Tuesday, March 06, 2007

The Case for Obama's Ambivalence

For all the comparisons with John F. Kennedy, Barack Obama recalls another Illinois Democrat from that era--Adlai Stevenson, who once described a politician as someone who approaches every question with an open mouth.

In this either-or world, with bumper-sticker answers on every issue, Obama is shocking voters by often saying, “Yes, but...”

In the New York Times last October, David Brooks who rarely has a kind word for a Democrat, urged Obama to run: “He has a compulsive tendency to see both sides of an issue...And yet this style is surely the antidote to the politics of the past several years. It is surely true that a President who brings a deliberative style to the White House will multiply his knowledge, not divide it.”
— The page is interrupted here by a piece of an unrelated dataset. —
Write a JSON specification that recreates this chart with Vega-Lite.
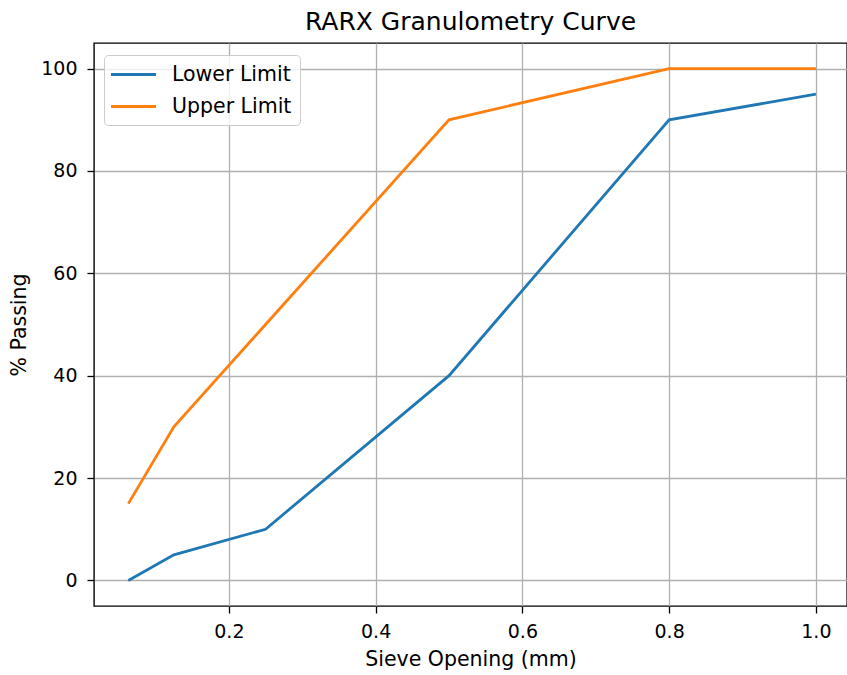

Oddly, Maureen Dowd, who rarely has a kind word for a Republican, is urging Obama to be more decisive and aggressive. “People want to see you mix it up a little,” she recently told him.

The Wall Street Journal has already run an opinion piece saying “Barack has a long record of not taking a stand,” and more wishy-washy, flip-flopper talk is sure to follow.

Obama will likely ignore all this and go his own way. He may want to take some of Stevenson’s wisdom with him and, in a different era, it may be a winning strategy:

“Every age needs men and women who will redeem the time by living with a vision of the things that are to be.”

“I have tried to talk about the issues, but it’s been a lonely road because I never meet anyone coming the other way.”

“The hardest thing about any campaign is how to win without proving you’re unworthy of winning.”

“It’s harder making peace than making war.”